__Records shown__

▼

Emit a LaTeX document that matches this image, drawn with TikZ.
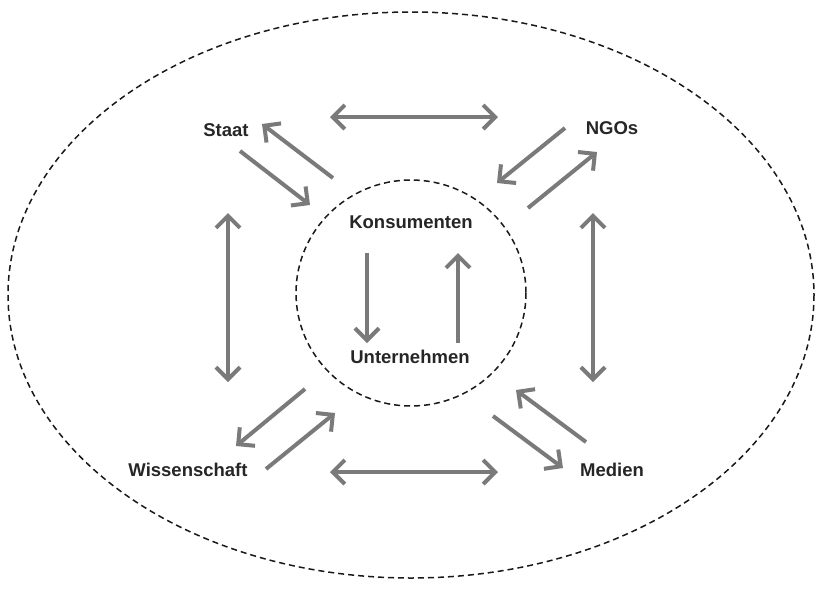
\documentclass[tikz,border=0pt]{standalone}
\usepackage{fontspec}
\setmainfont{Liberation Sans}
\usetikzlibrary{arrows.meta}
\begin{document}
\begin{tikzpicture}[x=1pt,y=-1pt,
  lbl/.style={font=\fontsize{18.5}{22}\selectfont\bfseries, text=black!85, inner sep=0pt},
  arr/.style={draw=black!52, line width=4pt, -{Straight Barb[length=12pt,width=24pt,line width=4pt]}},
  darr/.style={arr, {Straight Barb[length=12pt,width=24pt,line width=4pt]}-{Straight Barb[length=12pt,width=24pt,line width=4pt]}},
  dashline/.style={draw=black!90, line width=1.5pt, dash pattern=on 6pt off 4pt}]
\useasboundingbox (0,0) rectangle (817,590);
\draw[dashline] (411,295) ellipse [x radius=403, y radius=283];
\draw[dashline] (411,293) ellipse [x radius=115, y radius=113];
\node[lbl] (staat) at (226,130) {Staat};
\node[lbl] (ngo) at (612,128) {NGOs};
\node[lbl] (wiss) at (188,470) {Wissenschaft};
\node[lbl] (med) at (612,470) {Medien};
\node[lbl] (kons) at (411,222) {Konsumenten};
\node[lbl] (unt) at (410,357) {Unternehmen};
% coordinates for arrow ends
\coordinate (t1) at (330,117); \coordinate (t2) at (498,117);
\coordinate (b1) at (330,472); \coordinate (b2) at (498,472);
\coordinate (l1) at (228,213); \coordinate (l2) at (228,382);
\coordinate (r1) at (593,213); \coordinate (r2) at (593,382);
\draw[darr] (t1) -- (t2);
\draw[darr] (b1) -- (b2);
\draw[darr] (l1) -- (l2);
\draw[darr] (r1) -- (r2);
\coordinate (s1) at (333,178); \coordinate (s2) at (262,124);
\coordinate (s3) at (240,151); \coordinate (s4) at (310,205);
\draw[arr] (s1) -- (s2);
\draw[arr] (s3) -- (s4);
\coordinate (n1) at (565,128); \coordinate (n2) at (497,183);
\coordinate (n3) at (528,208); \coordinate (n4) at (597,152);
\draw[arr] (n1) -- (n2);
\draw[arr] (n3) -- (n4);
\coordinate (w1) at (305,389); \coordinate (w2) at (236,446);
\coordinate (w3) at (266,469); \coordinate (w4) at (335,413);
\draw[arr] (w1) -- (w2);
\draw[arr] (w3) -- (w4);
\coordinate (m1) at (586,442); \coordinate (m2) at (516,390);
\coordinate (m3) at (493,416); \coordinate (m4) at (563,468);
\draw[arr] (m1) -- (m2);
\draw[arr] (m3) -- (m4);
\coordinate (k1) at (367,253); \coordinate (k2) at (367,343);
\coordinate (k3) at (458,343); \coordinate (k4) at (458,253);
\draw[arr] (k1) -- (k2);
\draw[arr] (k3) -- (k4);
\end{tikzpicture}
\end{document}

▲
▼

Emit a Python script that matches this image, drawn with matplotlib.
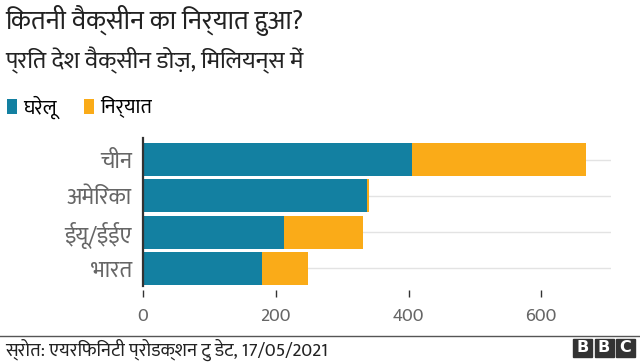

▲

__Task to carry out__
Search the records for the string "image" and return every line in which it occurs.

__Answer to the task__
Emit a LaTeX document that matches this image, drawn with TikZ.
Emit a Python script that matches this image, drawn with matplotlib.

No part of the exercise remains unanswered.